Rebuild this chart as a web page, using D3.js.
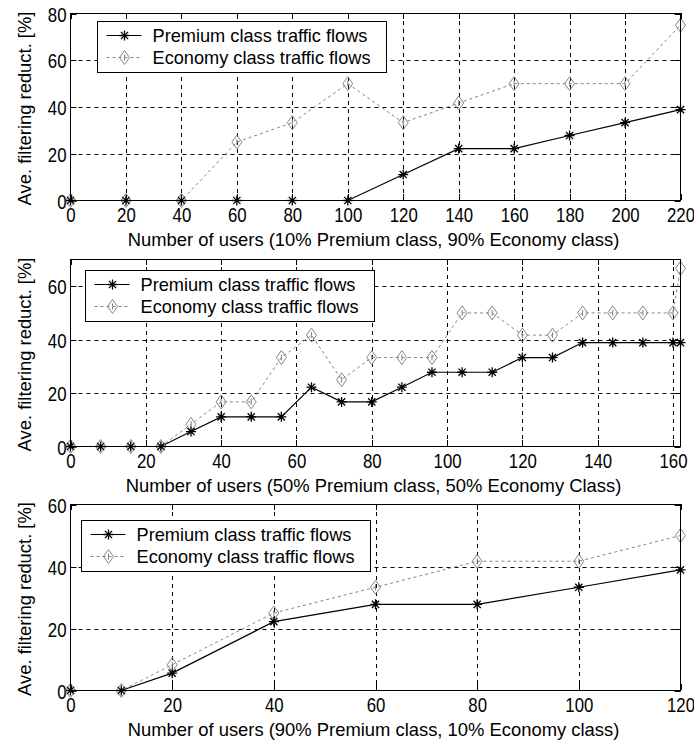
<!DOCTYPE html>
<html>
<head>
<meta charset="utf-8">
<script src="https://cdn.jsdelivr.net/npm/d3@7"></script>
<style>
  body { margin: 0; background: #fff; }
  svg { display: block; font-family: "Liberation Sans", Arial, sans-serif; }
</style>
</head>
<body>
<div id="chart"></div>
<script>
// panel A: 10% premium / 90% economy
const usersA = [0, 20, 40, 60, 80, 100, 120, 140, 160, 180, 200, 220];
const premiumA = [0, 0, 0, 0, 0, 0, 11.1, 22.2, 22.2, 27.8, 33.3, 38.9];
const economyA = [0, 0, 0, 25, 33.3, 50, 33.3, 41.7, 50, 50, 50, 75];
const xTicksA = [0, 20, 40, 60, 80, 100, 120, 140, 160, 180, 200, 220];
const yTicksA = [0, 20, 40, 60, 80];

// panel B: 50% / 50%
const usersB = [0, 8, 16, 24, 32, 40, 48, 56, 64, 72, 80, 88, 96, 104, 112, 120, 128, 136, 144, 152, 160, 162];
const premiumB = [0, 0, 0, 0, 5.6, 11.1, 11.1, 11.1, 22.2, 16.7, 16.7, 22.2, 27.8, 27.8, 27.8, 33.3, 33.3, 38.9, 38.9, 38.9, 38.9, 38.9];
const economyB = [0, 0, 0, 0, 8.3, 16.7, 16.7, 33.3, 41.7, 25, 33.3, 33.3, 33.3, 50, 50, 41.7, 41.7, 50, 50, 50, 50, 66.7];
const xTicksB = [0, 20, 40, 60, 80, 100, 120, 140, 160];
const yTicksB = [0, 20, 40, 60];

// panel C: 90% / 10%
const usersC = [0, 10, 20, 40, 60, 80, 100, 120];
const premiumC = [0, 0, 5.6, 22.2, 27.8, 27.8, 33.3, 38.9];
const economyC = [0, 0, 8.3, 25, 33.3, 41.7, 41.7, 50];
const xTicksC = [0, 20, 40, 60, 80, 100, 120];
const yTicksC = [0, 20, 40, 60];

const seriesNames = ["Premium class traffic flows", "Economy class traffic flows"];
const xTitles = [
  "Number of users (10% Premium class, 90% Economy class)",
  "Number of users (50% Premium class, 50% Economy Class)",
  "Number of users (90% Premium class, 10% Economy class)"
];
const yTitle = "Ave. filtering reduct. [%]";

const paneli = [
  { users: usersA, prem: premiumA, eco: economyA, xt: xTicksA, yt: yTicksA, xMax: 220, yMax: 80,
    top: 13, bottom: 200, leg: [97, 21] },
  { users: usersB, prem: premiumB, eco: economyB, xt: xTicksB, yt: yTicksB, xMax: 162, yMax: 70,
    top: 259, bottom: 446, leg: [85, 270] },
  { users: usersC, prem: premiumC, eco: economyC, xt: xTicksC, yt: yTicksC, xMax: 120, yMax: 60,
    top: 504, bottom: 690, leg: [81, 520] }
];

const sirina = 694, visina = 747;
const lijevo = 70.5, desno = 680.5;
const sivo = "#858585";

const svg = d3.select("#chart").append("svg")
  .attr("width", sirina)
  .attr("height", visina);

function zvjezdica(g, x, y) {
  const r = 5, d = 3.6;
  g.append("path")
    .attr("d", `M${x - r},${y}H${x + r}M${x},${y - r}V${y + r}` +
      `M${x - d},${y - d}L${x + d},${y + d}M${x - d},${y + d}L${x + d},${y - d}`)
    .attr("stroke", "#000").attr("stroke-width", 1.3).attr("fill", "none");
}

function romb(g, x, y) {
  g.append("path")
    .attr("d", `M${x},${y - 7}L${x + 5},${y}L${x},${y + 7}L${x - 5},${y}Z`)
    .attr("stroke", sivo).attr("stroke-width", 1).attr("fill", "none");
  g.append("path")
    .attr("d", `M${x},${y - 3}V${y + 3}`)
    .attr("stroke", sivo).attr("stroke-width", 1);
}

paneli.forEach((p, i) => {
  const x = d3.scaleLinear().domain([0, p.xMax]).range([lijevo, desno]);
  const y = d3.scaleLinear().domain([0, p.yMax]).range([p.bottom + 0.5, p.top + 0.5]);
  const g = svg.append("g");

  // grid
  const xGrid = p.xt.filter(v => v > 0 && v < p.xMax);
  const yGrid = p.yt.filter(v => v > 0 && v < p.yMax);
  g.selectAll(".vg").data(xGrid).enter().append("line")
    .attr("x1", d => Math.round(x(d)) + 0.5).attr("x2", d => Math.round(x(d)) + 0.5)
    .attr("y1", p.top).attr("y2", p.bottom)
    .attr("stroke", "#000").attr("stroke-dasharray", "4,4");
  g.selectAll(".hg").data(yGrid).enter().append("line")
    .attr("x1", lijevo).attr("x2", desno)
    .attr("y1", d => Math.round(y(d)) + 0.5).attr("y2", d => Math.round(y(d)) + 0.5)
    .attr("stroke", "#000").attr("stroke-dasharray", "4,4");

  // inner ticks on all sides
  const tl = 6;
  p.xt.forEach(v => {
    const xx = Math.round(x(v)) + 0.5;
    g.append("path").attr("d", `M${xx},${p.bottom}v${-tl}M${xx},${p.top}v${tl}`)
      .attr("stroke", "#000");
  });
  p.yt.forEach(v => {
    const yy = Math.round(y(v)) + 0.5;
    g.append("path").attr("d", `M${lijevo},${yy}h${tl}M${desno},${yy}h${-tl}`)
      .attr("stroke", "#000");
  });

  // axis labels via d3 axes
  const xAxis = g.append("g")
    .attr("transform", `translate(0,${p.bottom})`)
    .call(d3.axisBottom(x).tickValues(p.xt).tickSize(0).tickFormat(d3.format("d")));
  xAxis.select(".domain").remove();
  xAxis.selectAll("text")
    .attr("y", 0).attr("dy", null)
    .attr("transform", "translate(0,21.5) scale(0.8,1)")
    .style("font-size", "21px").attr("fill", "#000");

  const yAxis = g.append("g")
    .attr("transform", `translate(${lijevo},0)`)
    .call(d3.axisLeft(y).tickValues(p.yt).tickSize(0).tickFormat(d3.format("d")));
  yAxis.select(".domain").remove();
  yAxis.selectAll("text")
    .attr("x", 0).attr("dy", null)
    .attr("transform", "translate(-4,7.5) scale(0.8,1)")
    .style("font-size", "21px").attr("fill", "#000");

  // lines
  const linija = d3.line().x((d, j) => x(p.users[j])).y(d => y(d));
  g.append("path").datum(p.eco).attr("d", linija)
    .attr("fill", "none").attr("stroke", sivo).attr("stroke-dasharray", "3,3");
  g.append("path").datum(p.prem).attr("d", linija)
    .attr("fill", "none").attr("stroke", "#000").attr("stroke-width", 1.2);
  p.eco.forEach((v, j) => romb(g, x(p.users[j]), y(v)));
  p.prem.forEach((v, j) => zvjezdica(g, x(p.users[j]), y(v)));

  // box
  g.append("rect")
    .attr("x", lijevo).attr("y", p.top + 0.5)
    .attr("width", desno - lijevo).attr("height", p.bottom - p.top)
    .attr("fill", "none").attr("stroke", "#000");

  // legend
  const [lx, ly] = p.leg;
  const leg = g.append("g").attr("transform", `translate(${lx + 0.5},${ly + 0.5})`);
  leg.append("rect").attr("width", 289).attr("height", 51)
    .attr("fill", "#fff").attr("stroke", "#000");
  [0, 1].forEach(k => {
    const yy = 14 + k * 22;
    leg.append("line").attr("x1", 9).attr("x2", 44).attr("y1", yy).attr("y2", yy)
      .attr("stroke", k ? sivo : "#000")
      .attr("stroke-dasharray", k ? "3,3" : null);
    if (k) romb(leg, 27, yy); else zvjezdica(leg, 27, yy);
    leg.append("text").attr("x", 55).attr("y", yy + 6.5)
      .style("font-size", "18.2px").text(seriesNames[k]);
  });

  // titles
  g.append("text")
    .attr("x", (lijevo + desno) / 2 - 2).attr("y", p.bottom + 46)
    .attr("text-anchor", "middle").style("font-size", "18.4px")
    .text(xTitles[i]);
  g.append("text")
    .attr("transform", `translate(31,${(p.top + p.bottom) / 2 + 2}) rotate(-90)`)
    .attr("text-anchor", "middle").style("font-size", "18.4px")
    .text(yTitle);
});
</script>
</body>
</html>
##############################
> _INSTRUCTION_
Reproduce the material above exactly, first line through the line that contains "const yTicksB = [0, 20, 40, 60];", minus the pictures.

> _SOLUTION_
Rebuild this chart as a web page, using D3.js.
<!DOCTYPE html>
<html>
<head>
<meta charset="utf-8">
<script src="https://cdn.jsdelivr.net/npm/d3@7"></script>
<style>
  body { margin: 0; background: #fff; }
  svg { display: block; font-family: "Liberation Sans", Arial, sans-serif; }
</style>
</head>
<body>
<div id="chart"></div>
<script>
// panel A: 10% premium / 90% economy
const usersA = [0, 20, 40, 60, 80, 100, 120, 140, 160, 180, 200, 220];
const premiumA = [0, 0, 0, 0, 0, 0, 11.1, 22.2, 22.2, 27.8, 33.3, 38.9];
const economyA = [0, 0, 0, 25, 33.3, 50, 33.3, 41.7, 50, 50, 50, 75];
const xTicksA = [0, 20, 40, 60, 80, 100, 120, 140, 160, 180, 200, 220];
const yTicksA = [0, 20, 40, 60, 80];

// panel B: 50% / 50%
const usersB = [0, 8, 16, 24, 32, 40, 48, 56, 64, 72, 80, 88, 96, 104, 112, 120, 128, 136, 144, 152, 160, 162];
const premiumB = [0, 0, 0, 0, 5.6, 11.1, 11.1, 11.1, 22.2, 16.7, 16.7, 22.2, 27.8, 27.8, 27.8, 33.3, 33.3, 38.9, 38.9, 38.9, 38.9, 38.9];
const economyB = [0, 0, 0, 0, 8.3, 16.7, 16.7, 33.3, 41.7, 25, 33.3, 33.3, 33.3, 50, 50, 41.7, 41.7, 50, 50, 50, 50, 66.7];
const xTicksB = [0, 20, 40, 60, 80, 100, 120, 140, 160];
const yTicksB = [0, 20, 40, 60];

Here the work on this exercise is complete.